● What you should do:
Reproduce all of the data below without alteration; exclude every picture.

■ ■ ■ ■ ■

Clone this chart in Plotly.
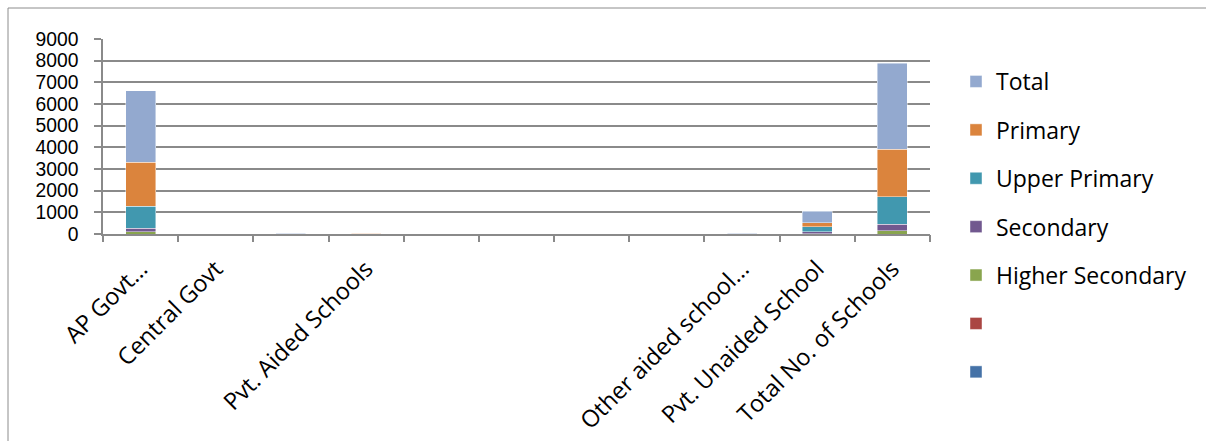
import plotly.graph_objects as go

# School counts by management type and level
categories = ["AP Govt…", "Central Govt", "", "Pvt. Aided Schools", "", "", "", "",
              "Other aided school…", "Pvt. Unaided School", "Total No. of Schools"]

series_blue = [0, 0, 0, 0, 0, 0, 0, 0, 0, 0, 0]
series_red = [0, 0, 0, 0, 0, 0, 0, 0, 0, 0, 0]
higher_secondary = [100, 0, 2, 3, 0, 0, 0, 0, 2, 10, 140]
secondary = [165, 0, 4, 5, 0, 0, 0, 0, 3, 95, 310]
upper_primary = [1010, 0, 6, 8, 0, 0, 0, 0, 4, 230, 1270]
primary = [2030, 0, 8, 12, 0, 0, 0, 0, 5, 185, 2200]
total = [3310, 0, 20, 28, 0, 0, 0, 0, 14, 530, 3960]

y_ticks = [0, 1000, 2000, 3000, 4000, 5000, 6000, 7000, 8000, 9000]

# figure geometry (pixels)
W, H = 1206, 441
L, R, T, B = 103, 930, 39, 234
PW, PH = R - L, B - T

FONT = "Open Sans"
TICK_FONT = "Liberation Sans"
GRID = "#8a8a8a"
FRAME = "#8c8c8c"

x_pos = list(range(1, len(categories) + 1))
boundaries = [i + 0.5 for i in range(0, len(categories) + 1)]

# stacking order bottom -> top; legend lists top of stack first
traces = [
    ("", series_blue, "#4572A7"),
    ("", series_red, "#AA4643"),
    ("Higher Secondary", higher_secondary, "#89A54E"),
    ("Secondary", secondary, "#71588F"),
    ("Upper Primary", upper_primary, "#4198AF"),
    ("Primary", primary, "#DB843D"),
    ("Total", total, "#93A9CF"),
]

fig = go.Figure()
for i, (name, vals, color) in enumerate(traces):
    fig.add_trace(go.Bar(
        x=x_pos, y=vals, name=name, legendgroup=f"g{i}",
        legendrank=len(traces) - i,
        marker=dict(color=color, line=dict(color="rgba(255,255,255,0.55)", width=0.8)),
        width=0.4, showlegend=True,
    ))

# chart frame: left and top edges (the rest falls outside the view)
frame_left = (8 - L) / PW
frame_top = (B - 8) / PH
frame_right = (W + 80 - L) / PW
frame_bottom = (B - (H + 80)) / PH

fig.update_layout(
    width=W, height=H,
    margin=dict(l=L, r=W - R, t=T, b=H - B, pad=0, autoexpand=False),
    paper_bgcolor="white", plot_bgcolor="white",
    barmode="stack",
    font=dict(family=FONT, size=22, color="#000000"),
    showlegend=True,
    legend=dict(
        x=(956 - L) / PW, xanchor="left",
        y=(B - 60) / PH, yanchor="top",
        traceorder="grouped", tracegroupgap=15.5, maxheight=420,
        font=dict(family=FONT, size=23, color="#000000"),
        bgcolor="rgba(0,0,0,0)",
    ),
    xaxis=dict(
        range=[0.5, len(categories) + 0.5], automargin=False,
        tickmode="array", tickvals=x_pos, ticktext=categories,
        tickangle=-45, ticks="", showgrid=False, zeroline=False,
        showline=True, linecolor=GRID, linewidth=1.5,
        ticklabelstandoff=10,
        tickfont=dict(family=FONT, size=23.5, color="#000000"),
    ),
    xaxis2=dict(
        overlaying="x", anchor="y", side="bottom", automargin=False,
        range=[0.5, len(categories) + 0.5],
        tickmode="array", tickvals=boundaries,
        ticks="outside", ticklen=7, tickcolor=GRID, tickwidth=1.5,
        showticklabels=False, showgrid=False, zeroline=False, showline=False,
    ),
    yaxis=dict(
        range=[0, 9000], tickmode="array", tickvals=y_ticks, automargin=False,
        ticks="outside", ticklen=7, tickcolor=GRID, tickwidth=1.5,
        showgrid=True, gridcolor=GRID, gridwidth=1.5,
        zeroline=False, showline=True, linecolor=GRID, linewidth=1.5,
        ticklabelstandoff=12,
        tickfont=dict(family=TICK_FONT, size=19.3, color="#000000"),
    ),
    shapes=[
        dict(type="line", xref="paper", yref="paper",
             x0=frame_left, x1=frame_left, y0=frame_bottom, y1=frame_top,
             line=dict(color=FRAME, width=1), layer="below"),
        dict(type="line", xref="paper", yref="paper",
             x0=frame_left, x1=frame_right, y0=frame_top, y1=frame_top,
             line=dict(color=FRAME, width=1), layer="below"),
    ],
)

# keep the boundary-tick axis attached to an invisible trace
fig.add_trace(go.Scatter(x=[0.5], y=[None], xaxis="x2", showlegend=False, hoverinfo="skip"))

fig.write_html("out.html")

■ ■ ■ ■ ■

● Exercise result:
Clone this chart in Plotly.
import plotly.graph_objects as go

# School counts by management type and level
categories = ["AP Govt…", "Central Govt", "", "Pvt. Aided Schools", "", "", "", "",
              "Other aided school…", "Pvt. Unaided School", "Total No. of Schools"]

series_blue = [0, 0, 0, 0, 0, 0, 0, 0, 0, 0, 0]
series_red = [0, 0, 0, 0, 0, 0, 0, 0, 0, 0, 0]
higher_secondary = [100, 0, 2, 3, 0, 0, 0, 0, 2, 10, 140]
secondary = [165, 0, 4, 5, 0, 0, 0, 0, 3, 95, 310]
upper_primary = [1010, 0, 6, 8, 0, 0, 0, 0, 4, 230, 1270]
primary = [2030, 0, 8, 12, 0, 0, 0, 0, 5, 185, 2200]
total = [3310, 0, 20, 28, 0, 0, 0, 0, 14, 530, 3960]

y_ticks = [0, 1000, 2000, 3000, 4000, 5000, 6000, 7000, 8000, 9000]

# figure geometry (pixels)
W, H = 1206, 441
L, R, T, B = 103, 930, 39, 234
PW, PH = R - L, B - T

FONT = "Open Sans"
TICK_FONT = "Liberation Sans"
GRID = "#8a8a8a"
FRAME = "#8c8c8c"

x_pos = list(range(1, len(categories) + 1))
boundaries = [i + 0.5 for i in range(0, len(categories) + 1)]

# stacking order bottom -> top; legend lists top of stack first
traces = [
    ("", series_blue, "#4572A7"),
    ("", series_red, "#AA4643"),
    ("Higher Secondary", higher_secondary, "#89A54E"),
    ("Secondary", secondary, "#71588F"),
    ("Upper Primary", upper_primary, "#4198AF"),
    ("Primary", primary, "#DB843D"),
    ("Total", total, "#93A9CF"),
]

fig = go.Figure()
for i, (name, vals, color) in enumerate(traces):
    fig.add_trace(go.Bar(
        x=x_pos, y=vals, name=name, legendgroup=f"g{i}",
        legendrank=len(traces) - i,
        marker=dict(color=color, line=dict(color="rgba(255,255,255,0.55)", width=0.8)),
        width=0.4, showlegend=True,
    ))

# chart frame: left and top edges (the rest falls outside the view)
frame_left = (8 - L) / PW
frame_top = (B - 8) / PH
frame_right = (W + 80 - L) / PW
frame_bottom = (B - (H + 80)) / PH

fig.update_layout(
    width=W, height=H,
    margin=dict(l=L, r=W - R, t=T, b=H - B, pad=0, autoexpand=False),
    paper_bgcolor="white", plot_bgcolor="white",
    barmode="stack",
    font=dict(family=FONT, size=22, color="#000000"),
    showlegend=True,
    legend=dict(
        x=(956 - L) / PW, xanchor="left",
        y=(B - 60) / PH, yanchor="top",
        traceorder="grouped", tracegroupgap=15.5, maxheight=420,
        font=dict(family=FONT, size=23, color="#000000"),
        bgcolor="rgba(0,0,0,0)",
    ),
    xaxis=dict(
        range=[0.5, len(categories) + 0.5], automargin=False,
        tickmode="array", tickvals=x_pos, ticktext=categories,
        tickangle=-45, ticks="", showgrid=False, zeroline=False,
        showline=True, linecolor=GRID, linewidth=1.5,
        ticklabelstandoff=10,
        tickfont=dict(family=FONT, size=23.5, color="#000000"),
    ),
    xaxis2=dict(
        overlaying="x", anchor="y", side="bottom", automargin=False,
        range=[0.5, len(categories) + 0.5],
        tickmode="array", tickvals=boundaries,
        ticks="outside", ticklen=7, tickcolor=GRID, tickwidth=1.5,
        showticklabels=False, showgrid=False, zeroline=False, showline=False,
    ),
    yaxis=dict(
        range=[0, 9000], tickmode="array", tickvals=y_ticks, automargin=False,
        ticks="outside", ticklen=7, tickcolor=GRID, tickwidth=1.5,
        showgrid=True, gridcolor=GRID, gridwidth=1.5,
        zeroline=False, showline=True, linecolor=GRID, linewidth=1.5,
        ticklabelstandoff=12,
        tickfont=dict(family=TICK_FONT, size=19.3, color="#000000"),
    ),
    shapes=[
        dict(type="line", xref="paper", yref="paper",
             x0=frame_left, x1=frame_left, y0=frame_bottom, y1=frame_top,
             line=dict(color=FRAME, width=1), layer="below"),
        dict(type="line", xref="paper", yref="paper",
             x0=frame_left, x1=frame_right, y0=frame_top, y1=frame_top,
             line=dict(color=FRAME, width=1), layer="below"),
    ],
)

# keep the boundary-tick axis attached to an invisible trace
fig.add_trace(go.Scatter(x=[0.5], y=[None], xaxis="x2", showlegend=False, hoverinfo="skip"))

fig.write_html("out.html")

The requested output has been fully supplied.